Resolusi Ramadhan Tahun Ini: Ganti Kapolri dan Pangdam Diponegoro


Ramadhan adalah bulan membersihkan diri, introspeksi dan perenungan bagi umat Islam. Tak terkecuali bagi Presiden RI terpilih, Susilo Bambang Yudhoyono. Setelah berhasil meraih dukungan 60 persen lebih pemilih Indonesia yang mayoritas Muslim, Presiden memanfaatkan Ramadhan untuk merenung dan menimbang, siapa yang layak menjadi para pembantunya memerintah Republik Indonesia lima tahun ke depan. Begitulah kabar yang terdengar dari kediaman SBY di Cikeas.
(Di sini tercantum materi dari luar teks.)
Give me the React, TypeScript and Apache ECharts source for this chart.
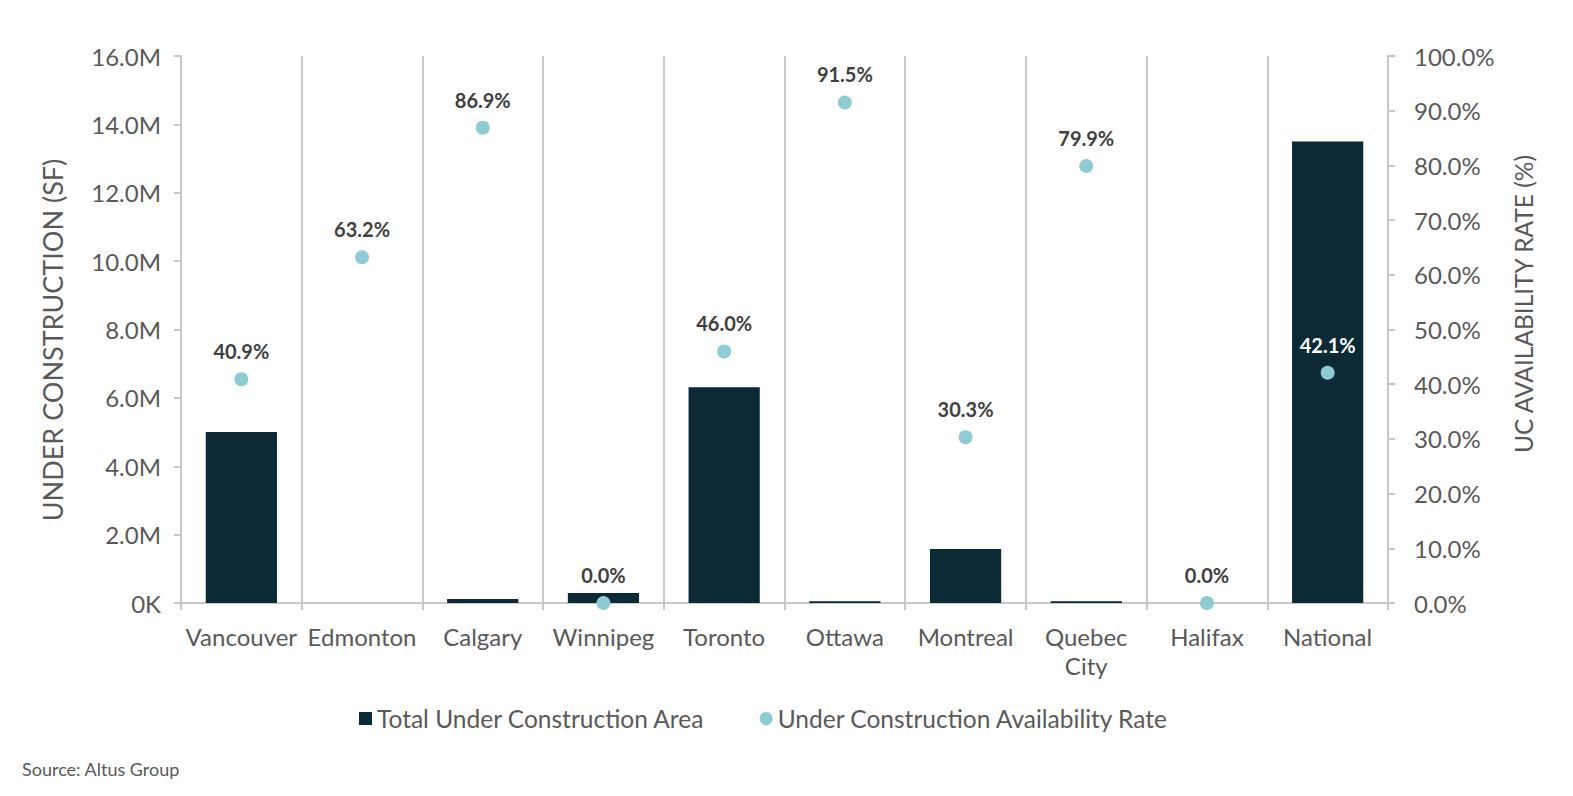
import React, { useEffect, useRef } from "react";
import * as echarts from "echarts";

const categories = ["Vancouver", "Edmonton", "Calgary", "Winnipeg", "Toronto", "Ottawa", "Montreal", "Quebec\nCity", "Halifax", "National"];
const underConstruction = [5.0, 0, 0.12, 0.29, 6.31, 0.05, 1.58, 0.05, 0, 13.5]; // millions SF
const availabilityRate = [40.9, 63.2, 86.9, 0.0, 46.0, 91.5, 30.3, 79.9, 0.0, 42.1]; // %
const leftTicksMax = 16;
const rightTicksMax = 100;

const FONT = "Lato";
const GRAY = "#595959";
const LINE = "#c8c8c8";

export default function App() {
  const ref = useRef<HTMLDivElement>(null);
  useEffect(() => {
    if (!ref.current) return;
    const chart = echarts.init(ref.current, undefined, { renderer: "svg" });
    chart.setOption({
      animation: false,
      textStyle: { fontFamily: FONT },
      grid: { left: 181, right: 185, top: 56, bottom: 193, containLabel: false },
      legend: {
        top: 701,
        left: 354,
        itemGap: 55,
        itemWidth: 13,
        itemHeight: 13,
        textStyle: { fontFamily: FONT, fontSize: 24.5, color: GRAY },
        data: [
          { name: "Total Under Construction Area", icon: "rect" },
          { name: "Under Construction Availability Rate", icon: "circle" },
        ],
      },
      graphic: [
        {
          type: "text",
          left: 22,
          top: 760,
          style: { text: "Source: Altus Group", fontFamily: FONT, fontSize: 18, fill: GRAY },
        },
        {
          type: "text",
          x: 52,
          y: 340,
          rotation: Math.PI / 2,
          style: {
            text: "UNDER CONSTRUCTION (SF)",
            fontFamily: FONT,
            fontSize: 27,
            fill: GRAY,
            align: "center",
            verticalAlign: "middle",
          },
        },
        {
          type: "text",
          x: 1523,
          y: 304,
          rotation: Math.PI / 2,
          style: {
            text: "UC AVAILABILITY RATE (%)",
            fontFamily: FONT,
            fontSize: 24.5,
            fill: GRAY,
            align: "center",
            verticalAlign: "middle",
          },
        },
      ],
      xAxis: {
        type: "category",
        data: categories,
        axisLine: { lineStyle: { color: LINE, width: 2 } },
        axisTick: { show: true, interval: 0, length: 7, lineStyle: { color: LINE, width: 2 } },
        splitLine: { show: true, interval: 0, lineStyle: { color: LINE, width: 2 } },
        axisLabel: { interval: 0, fontFamily: FONT, fontSize: 24, color: GRAY, margin: 19, lineHeight: 29 },
      },
      yAxis: [
        {
          type: "value",
          min: 0,
          max: leftTicksMax,
          interval: 2,
          axisLine: { show: true, lineStyle: { color: LINE, width: 2 } },
          axisTick: { show: true, length: 7, lineStyle: { color: LINE, width: 2 } },
          splitLine: { show: false },
          axisLabel: {
            fontFamily: FONT,
            fontSize: 24,
            color: GRAY,
            margin: 20,
            formatter: (v: number) => (v === 0 ? "0K" : v.toFixed(1) + "M"),
          },
        },
        {
          type: "value",
          min: 0,
          max: rightTicksMax,
          interval: 10,
          position: "right",
          axisLine: { show: true, lineStyle: { color: LINE, width: 2 } },
          axisTick: { show: true, length: 7, lineStyle: { color: LINE, width: 2 } },
          splitLine: { show: false },
          axisLabel: {
            fontFamily: FONT,
            fontSize: 24,
            color: GRAY,
            margin: 26,
            formatter: (v: number) => v.toFixed(1) + "%",
          },
        },
      ],
      series: [
        {
          name: "Total Under Construction Area",
          type: "bar",
          yAxisIndex: 0,
          data: underConstruction,
          barWidth: "59%",
          itemStyle: { color: "#0c2a36" },
        },
        {
          name: "Under Construction Availability Rate",
          type: "scatter",
          yAxisIndex: 1,
          data: availabilityRate.map((v, i) => ({
            value: v,
            label: i === 9 ? { color: "#ffffff" } : undefined,
          })),
          symbolSize: 14,
          itemStyle: { color: "#8ecbd2", opacity: 1 },
          label: {
            show: true,
            position: "top",
            distance: 11,
            fontFamily: FONT,
            fontSize: 20,
            fontWeight: "bold",
            color: "#404040",
            formatter: (p: any) => Number(p.value).toFixed(1) + "%",
          },
          z: 5,
        },
      ],
    });
    return () => chart.dispose();
  }, []);
  return <div ref={ref} style={{ position: "fixed", left: 0, top: 0, width: 1573, height: 796, background: "#fff" }} />;
}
Namun Ramadhan tahun ini diawali dengan suasana kurang nyaman bagi para Dai dan Mubaligh Islam. Sedihnya, penyebab kekurangnyamanan itu datang dari para pembantu Presiden SBY sendiri. Adalah Kadivhumas Mabes Polri, Irjen Nanan Soekarna yang mengeluarkan kabar mencemaskan: “Demi mencegah perkembangan terorisme, Dakwah dan Dai di bulan Ramadhan akan dipantau dan diawasi. Mereka yang dakwahnya provokatif akan diberi tindakan”. Tapi tak jelas apa batasan provokatif itu.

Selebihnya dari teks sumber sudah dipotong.